#### Work required
Copy out all lines in the data below containing the string "this".

Start of Provided information

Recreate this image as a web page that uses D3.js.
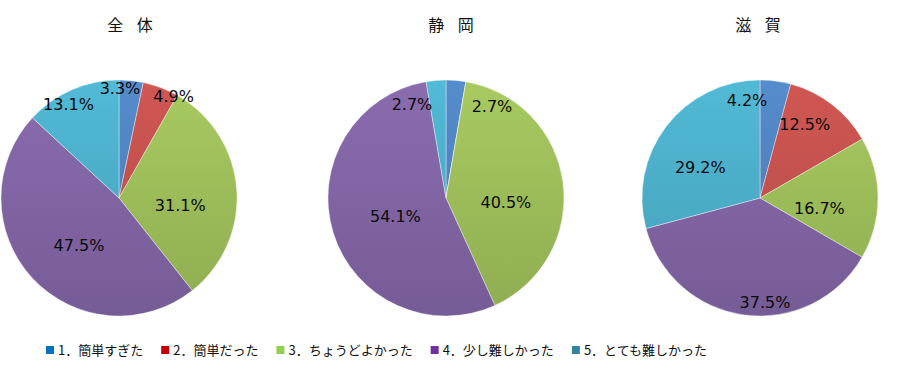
<!DOCTYPE html>
<html>
<head>
<meta charset="utf-8">
<script src="https://cdn.jsdelivr.net/npm/d3@7"></script>
<style>
body { margin: 0; background: #fff; }
svg { display: block; }
</style>
</head>
<body>
<script>
// answer categories (legend order = slice order, clockwise from 12 o'clock)
var categories = ["1．簡単すぎた", "2．簡単だった", "3．ちょうどよかった", "4．少し難しかった", "5．とても難しかった"];
var groups = ["全 体", "静 岡", "滋 賀"];

// percentages per group
var zentai = [3.3, 4.9, 31.1, 47.5, 13.1];
var shizuoka = [2.7, 0, 40.5, 54.1, 2.7];
var shiga = [4.2, 12.5, 16.7, 37.5, 29.2];
var allValues = [zentai, shizuoka, shiga];

// look
var sliceColors = ["#4F81BD", "#C0504D", "#9BBB59", "#8064A2", "#4BACC6"];
var legendColors = ["#0070C0", "#C00000", "#92D050", "#7030A0", "#31859C"];

var w = 918;
var h = 383;
var r = 118;
var pieCx = [119, 446, 760];
var pieCy = 198;
var titleX = [130, 451, 758];

// excel "best fit" label shifts, from rule-based spot
var labelNudge = [
	[[-10, -4], [17, -2], [0, 12], [5, 6], [-8, 4]],
	[[37, 14], [0, 0], [-1, 12], [8, 0], [-25, 12]],
	[[-27, 8], [-20, 10], [-2, 10], [13, 43], [-11, 7]]
];

var svg = d3.select("body")
	.append("svg")
	.attr("width", w)
	.attr("height", h);

var defs = svg.append("defs");

var pie = d3.pie().sort(null).startAngle(0).endAngle(2 * Math.PI);
var arc = d3.arc().innerRadius(0).outerRadius(r);

allValues.forEach(function(vals, g) {
	// one vertical gradient per colour per pie, spanning the whole disc
	sliceColors.forEach(function(c, i) {
		var grad = defs.append("linearGradient")
			.attr("id", "g" + g + "_" + i)
			.attr("gradientUnits", "userSpaceOnUse")
			.attr("x1", 0).attr("x2", 0)
			.attr("y1", -r).attr("y2", r);
		grad.append("stop").attr("offset", 0).attr("stop-color", d3.color(c).brighter(0.22));
		grad.append("stop").attr("offset", 1).attr("stop-color", d3.color(c).darker(0.22));
	});

	var chart = svg.append("g")
		.attr("transform", "translate(" + pieCx[g] + "," + pieCy + ")");

	var arcs = pie(vals);

	chart.selectAll("path")
		.data(arcs)
		.enter()
		.append("path")
		.attr("d", arc)
		.attr("fill", function(d, i) { return "url(#g" + g + "_" + i + ")"; })
		.attr("stroke", "#fff")
		.attr("stroke-opacity", 0.5)
		.attr("stroke-width", 0.75);

	chart.selectAll("text")
		.data(arcs.filter(function(d) { return d.value > 0; }))
		.enter()
		.append("text")
		.attr("transform", function(d) {
			var mid = (d.startAngle + d.endAngle) / 2;
			var k = (d.value < 15) ? 0.9 : 0.52;
			var p = d3.pointRadial(mid, k * r);
			var n = labelNudge[g][d.index];
			return "translate(" + (p[0] + n[0]) + "," + (p[1] + n[1]) + ")";
		})
		.attr("text-anchor", "middle")
		.attr("dy", "0.36em")
		.attr("font-family", "'DejaVu Sans', Verdana, sans-serif")
		.attr("font-size", 16)
		.attr("fill", "#0a0a0a")
		.text(function(d) { return d.value.toFixed(1) + "%"; });

	svg.append("text")
		.attr("x", titleX[g])
		.attr("y", 31)
		.attr("text-anchor", "middle")
		.attr("font-family", "'Noto Sans CJK JP', sans-serif")
		.attr("font-size", 16)
		.attr("word-spacing", 10)
		.attr("fill", "#111")
		.text(groups[g]);
});

// legend
var legend = svg.append("g").attr("transform", "translate(46,350)");
var lx = 0;
categories.forEach(function(name, i) {
	var item = legend.append("g").attr("transform", "translate(" + lx + ",0)");
	item.append("rect")
		.attr("x", 0)
		.attr("y", -4)
		.attr("width", 8)
		.attr("height", 8)
		.attr("fill", legendColors[i]);
	var t = item.append("text")
		.attr("x", 12)
		.attr("dy", "0.35em")
		.attr("font-family", "'Noto Sans CJK JP', sans-serif")
		.attr("font-size", 13)
		.attr("fill", "#111")
		.text(name);
	lx += 12 + t.node().getComputedTextLength() + 18;
});
</script>
</body>
</html>
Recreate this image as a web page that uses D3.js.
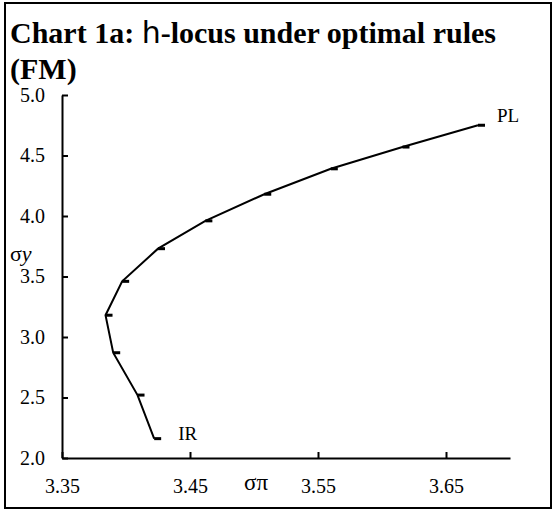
<html>
<head>
  <style>
    body { margin: 0; background: #fff; }
    text { font-family: "Liberation Serif", "Times New Roman", serif; fill: #000; }
  </style>
</head>
<body>
<div id="chart"></div>
<script src="https://d3js.org/d3.v7.min.js"></script>
<script>
// h-locus points, from IR (bottom) to PL (top)
var sigmaPi = [3.422, 3.409, 3.390, 3.384, 3.397, 3.425, 3.462, 3.508, 3.560, 3.616, 3.675];
var sigmaY  = [2.16, 2.52, 2.87, 3.18, 3.46, 3.73, 3.96, 4.18, 4.39, 4.57, 4.75];
var xTicks = [3.35, 3.45, 3.55, 3.65];
var yTicks = [2.0, 2.5, 3.0, 3.5, 4.0, 4.5, 5.0];
var endLabels = ["IR", "PL"];

let width = 554, height = 511;
let mLeft = 62, mRight = 510, mTop = 95, mBottom = 458;

let svg = d3.select("#chart").append("svg")
  .attr("width", width)
  .attr("height", height);

// outer frame
svg.append("rect")
  .attr("x", 5).attr("y", 3)
  .attr("width", 546).attr("height", 505)
  .attr("fill", "none").attr("stroke", "#000").attr("stroke-width", 2);

// title
let title = svg.append("text").attr("x", 10).attr("y", 43)
  .style("font-size", "30px").style("font-weight", "bold");
title.append("tspan").text("Chart 1a: ");
title.append("tspan").style("font-family", "'DejaVu Sans', sans-serif").style("font-weight", "normal").text("h");
title.append("tspan").text("-locus under optimal rules");
svg.append("text").attr("x", 10).attr("y", 79)
  .style("font-size", "30px").style("font-weight", "bold").text("(FM)");

let x = d3.scaleLinear().domain([3.35, 3.70]).range([mLeft, mRight]);
let y = d3.scaleLinear().domain([2.0, 5.0]).range([mBottom, mTop]);

let xAxis = d3.axisBottom(x).tickValues(xTicks).tickFormat(d3.format(".2f"))
  .tickSizeInner(-6).tickSizeOuter(0).tickPadding(21);
let yAxis = d3.axisLeft(y).tickValues(yTicks).tickFormat(d3.format(".1f"))
  .tickSizeInner(-6).tickSizeOuter(0).tickPadding(17);

let gx = svg.append("g").attr("transform", "translate(0," + mBottom + ")").call(xAxis);
let gy = svg.append("g").attr("transform", "translate(" + mLeft + ",0)").call(yAxis);
[gx, gy].forEach(g => {
  g.selectAll("path, line").attr("stroke", "#000").attr("stroke-width", 2);
  g.selectAll("text").style("font-size", "20px")
    .style("font-family", "'Liberation Serif', serif").attr("fill", "#000");
});

// axis titles
let yt = svg.append("text").attr("x", 10).attr("y", 261).style("font-size", "22px");
yt.append("tspan").text("σ");
yt.append("tspan").style("font-style", "italic").text("y");
svg.append("text").attr("x", 244).attr("y", 490).style("font-size", "23px").text("σπ");

let pts = sigmaPi.map((d, i) => [d, sigmaY[i]]);

svg.append("path")
  .datum(pts)
  .attr("fill", "none")
  .attr("stroke", "#000")
  .attr("stroke-width", 2)
  .attr("d", d3.line().x(d => x(d[0])).y(d => y(d[1])));

// dash markers
svg.append("g").selectAll("rect")
  .data(pts)
  .enter()
  .append("rect")
  .attr("x", d => x(d[0]))
  .attr("y", d => y(d[1]) - 1.5)
  .attr("width", 7)
  .attr("height", 3)
  .attr("fill", "#000");

// IR / PL
let first = pts[0], last = pts[pts.length - 1];
svg.append("text").attr("x", x(first[0]) + 24).attr("y", y(first[1]) + 1)
  .style("font-size", "19px").text(endLabels[0]);
svg.append("text").attr("x", x(last[0]) + 19).attr("y", y(last[1]) - 3)
  .style("font-size", "19px").text(endLabels[1]);
</script>
</body>
</html>
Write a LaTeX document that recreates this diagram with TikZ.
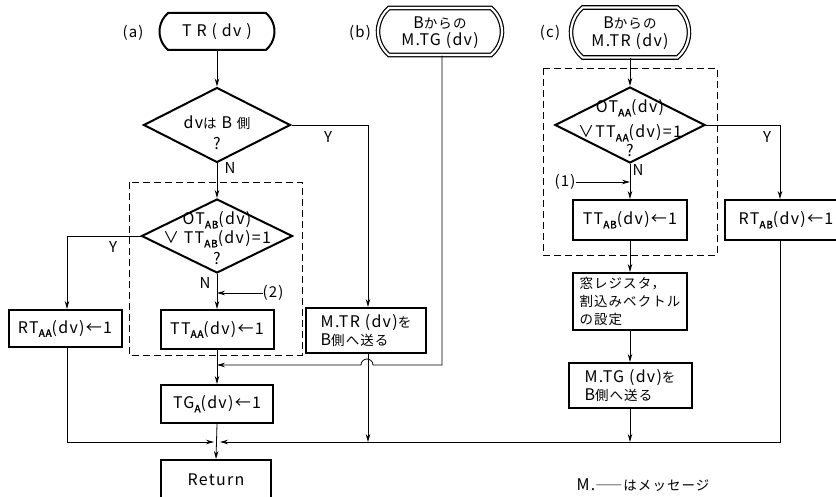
\documentclass[tikz,border=0pt]{standalone}
\usepackage{fontspec}
\setmainfont{Noto Sans CJK JP}[AutoFakeBold=2, LetterSpace=8]
\usetikzlibrary{shapes.geometric,shapes.misc,arrows.meta}
\newcommand\sbx[1]{\raisebox{-0.4ex}{\fontsize{10}{10}\selectfont\bfseries #1}}
\newcommand\jp[1]{{\fontsize{13.5}{18}\selectfont #1}}
\tikzset{
  every node/.style={font=\fontsize{16}{18}\selectfont, inner sep=0pt},
  box/.style={draw, line width=2pt, rectangle},
  term/.style={draw, line width=2pt, rounded rectangle, rounded rectangle arc length=100},
  dterm/.style={draw, line width=1.2pt, double, double distance=2.2pt, rounded rectangle, rounded rectangle arc length=100},
  dia/.style={draw, line width=2pt, diamond},
  dbox/.style={draw, line width=0.9pt, dash pattern=on 7pt off 4pt},
  conn/.style={line width=0.8pt},
  arr/.style={conn, -{Stealth[length=8pt,width=4.5pt]}},
  lbl/.style={font=\fontsize{15}{16}\selectfont},
  dtext/.style={align=center}
}
\begin{document}
\begin{tikzpicture}[x=1pt,y=-1pt]
\useasboundingbox (0,0) rectangle (836,497);
\begin{scope}
\clip (0,0) rectangle (836,497);
% dashed groups
\draw[dbox] (129,182) rectangle (302,355);
\draw[dbox] (543,68) rectangle (717,255);

% column (a)
\node[lbl] (la) at (133,33) {(a)};
\node[term, minimum width=115pt, minimum height=37pt] (tr) at (217,31.5) {T R ( dv )};
\node[dia, minimum width=147pt, minimum height=75pt] (d1) at (217,125) {};
\node (d1a) at (217,123) {dv\jp{は} B \jp{側}};
\node (d1b) at (217,144) {?};
\node[dia, minimum width=151pt, minimum height=74pt] (d2) at (217,236) {};
\node (d2a) at (217,220) {OT\sbx{AB}(dv)};
\node (d2b) at (217,239) {∨ TT\sbx{AB}(dv)=1};
\node (d2c) at (217,259) {?};
\node[box, minimum width=113pt, minimum height=37pt] (rtaa) at (65,328.5) {RT\sbx{AA}(dv)←1};
\node[box, minimum width=113pt, minimum height=39pt] (ttaa) at (217,329.5) {TT\sbx{AA}(dv)←1};
\node[box, minimum width=112pt, minimum height=38pt] (tga) at (217,404) {TG\sbx{A}(dv)←1};
\node[box, minimum width=110pt, minimum height=40pt] (ret) at (216,480) {Return};

% column (b)
\node[lbl] (lb) at (360,33) {(b)};
\node[dterm, minimum width=124pt, minimum height=47pt] (mtgt) at (440,31.5) {};
\node (mtgta) at (440,23) {B\jp{からの}};
\node (mtgtb) at (440,41) {M.TG (dv)};
\node[box, minimum width=120pt, minimum height=45pt, align=left] (mtr) at (366,330.5) {M.TR (dv)\jp{を}\\B\jp{側へ送る}};

% column (c)
\node[lbl] (lc) at (550,33) {(c)};
\node[dterm, minimum width=118pt, minimum height=50pt] (mtrt) at (630,32.5) {};
\node (mtrta) at (630,23.5) {B\jp{からの}};
\node (mtrtb) at (630,42) {M.TR (dv)};
\node[dia, minimum width=150pt, minimum height=76pt] (d3) at (630,125) {};
\node (d3a) at (630,108) {OT\sbx{AA}(dv)};
\node (d3b) at (630,133) {∨TT\sbx{AA}(dv)=1};
\node (d3c) at (630,151) {?};
\node[box, minimum width=114pt, minimum height=40pt] (ttab) at (630,220) {TT\sbx{AB}(dv)←1};
\node[box, minimum width=122pt, minimum height=40pt] (rtab) at (786,220) {RT\sbx{AB}(dv)←1};
\node[box, minimum width=114pt, minimum height=57pt, align=left, font=\fontsize{13.5}{18}\selectfont] (mado) at (630,301.5) {窓レジスタ，\\割込みベクトル\\の設定};
\node[box, minimum width=123pt, minimum height=45pt, align=left] (mtg) at (630,385.5) {M.TG (dv)\jp{を}\\B\jp{側へ送る}};

\node (foot) at (643,485) {M.\jp{――はメッセージ}};

% labels
\node[lbl] (y1) at (328,137) {Y};
\node[lbl] (n1) at (230,168) {N};
\node[lbl] (y2) at (113,247) {Y};
\node[lbl] (n2) at (205,283) {N};
\node[lbl] (y3) at (767,137) {Y};
\node[lbl] (n3) at (638,170) {N};
\node[lbl] (l1) at (565,182) {(1)};
\node[lbl] (l2) at (273,293) {(2)};

% coordinates
\coordinate (c1s) at (576,182);
\coordinate (c2s) at (263,293);
\coordinate (xb) at (368,0);
\coordinate (xy) at (780,0);
\coordinate (xl) at (67,0);
\coordinate (jb) at (442,365);
\coordinate (hopR) at (373,365);
\coordinate (ja) at (217,365);
\coordinate (mL) at (214,442);
\coordinate (mR) at (220,442);
\coordinate (yline) at (0,442);

% connectors (a)
\draw[arr] (tr.south) -- (d1.north);
\draw[arr] (d1.east) -- (d1.east -| xb) -- (xb |- mtr.north);
\draw[arr] (d1.south) -- (d2.north);
\draw[arr] (d2.west) -- (d2.west -| xl) -- (xl |- rtaa.north);
\draw[arr] (d2.south) -- (ttaa.north);
\draw[arr] (c2s) -- (c2s -| ttaa.north);
\draw[arr] (ttaa.south) -- (tga.north);
\draw[arr] (tga.south) -- (ret.north);
\draw[arr] (xl |- rtaa.south) -- (xl |- yline) -- (mL);
% connectors (b)
\draw[arr] (mtgt.south -| jb) -- (jb) -- (hopR) arc[start angle=0, end angle=-180, radius=6] -- (ja);
\draw[arr] (xb |- mtr.south) -- (xb |- yline);
% connectors (c)
\draw[arr] (mtrt.south) -- (d3.north);
\draw[arr] (d3.east) -- (d3.east -| xy) -- (xy |- rtab.north);
\draw[arr] (d3.south) -- (ttab.north);
\draw[arr] (c1s) -- (c1s -| ttab.north);
\draw[arr] (ttab.south) -- (mado.north);
\draw[arr] (mado.south) -- (mtg.north);
\draw[arr] (mtg.south) -- (mtg.south |- yline);
\draw[arr] (xy |- rtab.south) -- (xy |- yline) -- (mR);
\end{scope}
\end{tikzpicture}
\end{document}
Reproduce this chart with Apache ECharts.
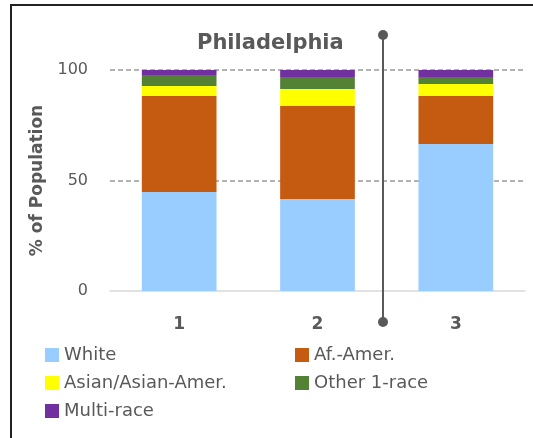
<!DOCTYPE html>
<html>
<head>
<meta charset="utf-8">
<script src="https://cdn.jsdelivr.net/npm/echarts@6/dist/echarts.min.js"></script>
<style>
  html, body { margin: 0; padding: 0; background: #fff; }
  #chart { width: 533px; height: 438px; }
</style>
</head>
<body>
<div id="chart"></div>
<script>
// categories and values (% of population)
var categories = ['1', '2', '3'];
var white = [44.8, 41.6, 66.5];
var afAmer = [43.4, 42.2, 21.7];
var asian = [4.6, 7.6, 5.5];
var other1 = [4.9, 5.4, 3.1];
var multi = [2.3, 3.2, 3.2];
var yTicks = [0, 50, 100];

var seriesNames = ['White', 'Af.-Amer.', 'Asian/Asian-Amer.', 'Other 1-race', 'Multi-race'];
var seriesData = [white, afAmer, asian, other1, multi];
var colors = ['#99CCFF', '#C55A11', '#FFFF00', '#548235', '#7030A0'];

var dom = document.getElementById('chart');
var myChart = echarts.init(dom, null, { renderer: 'canvas' });

var fontName = 'DejaVu Sans';
var textGray = '#595959';

var series = [];
for (var i = 0; i < seriesNames.length; i++) {
    series.push({
        name: seriesNames[i],
        type: 'bar',
        stack: 'total',
        barWidth: '54%',
        data: seriesData[i],
        itemStyle: { color: colors[i] }
    });
}

function legendStyle(left, names) {
    return {
        orient: 'vertical',
        left: left,
        top: 346,
        padding: 0,
        itemWidth: 14,
        itemHeight: 14,
        itemGap: 10,
        icon: 'rect',
        data: names,
        selectedMode: false,
        textStyle: { fontFamily: fontName, fontSize: 18, lineHeight: 18, color: textGray }
    };
}

var option = {
    animation: false,
    color: colors,
    title: {
        text: 'Philadelphia',
        left: 192,
        top: 28,
        textStyle: { fontFamily: fontName, fontSize: 21, fontWeight: 'bold', color: textGray }
    },
    legend: [
        legendStyle(45, ['White', 'Asian/Asian-Amer.', 'Multi-race']),
        legendStyle(295, ['Af.-Amer.', 'Other 1-race'])
    ],
    grid: { left: 110, right: 8, top: 70, bottom: 147 },
    xAxis: {
        type: 'category',
        data: categories,
        axisLine: { lineStyle: { color: '#d9d9d9', width: 1.5 } },
        axisTick: { show: false },
        axisLabel: { fontFamily: fontName, fontSize: 17, fontWeight: 'bold', color: textGray, margin: 25 }
    },
    yAxis: {
        type: 'value',
        min: yTicks[0],
        max: yTicks[yTicks.length - 1],
        interval: 50,
        name: '% of Population',
        nameLocation: 'middle',
        nameGap: 62,
        nameTextStyle: { fontFamily: fontName, fontSize: 17, fontWeight: 'bold', color: textGray },
        axisLine: { show: false },
        axisTick: { show: false },
        axisLabel: { fontFamily: fontName, fontSize: 16, color: textGray, margin: 22 },
        splitLine: { showMinLine: false, lineStyle: { color: '#9a9a9a', type: [5, 3], width: 1.5 } }
    },
    graphic: [
        {
            type: 'rect',
            shape: { x: 11, y: 5, width: 700, height: 600 },
            style: { fill: 'none', stroke: '#222', lineWidth: 2 },
            silent: true
        },
        {
            type: 'line',
            shape: { x1: 383, y1: 35, x2: 383, y2: 322 },
            style: { stroke: '#595959', lineWidth: 2 },
            z: 100
        },
        {
            type: 'circle',
            shape: { cx: 383, cy: 35, r: 5 },
            style: { fill: '#595959' },
            z: 100
        },
        {
            type: 'circle',
            shape: { cx: 383, cy: 322, r: 5 },
            style: { fill: '#595959' },
            z: 100
        }
    ],
    series: series
};

myChart.setOption(option);
window.addEventListener('resize', myChart.resize);
</script>
</body>
</html>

End of Provided information

#### Result
Recreate this image as a web page that uses D3.js.
Recreate this image as a web page that uses D3.js.
Write a LaTeX document that recreates this diagram with TikZ.
Reproduce this chart with Apache ECharts.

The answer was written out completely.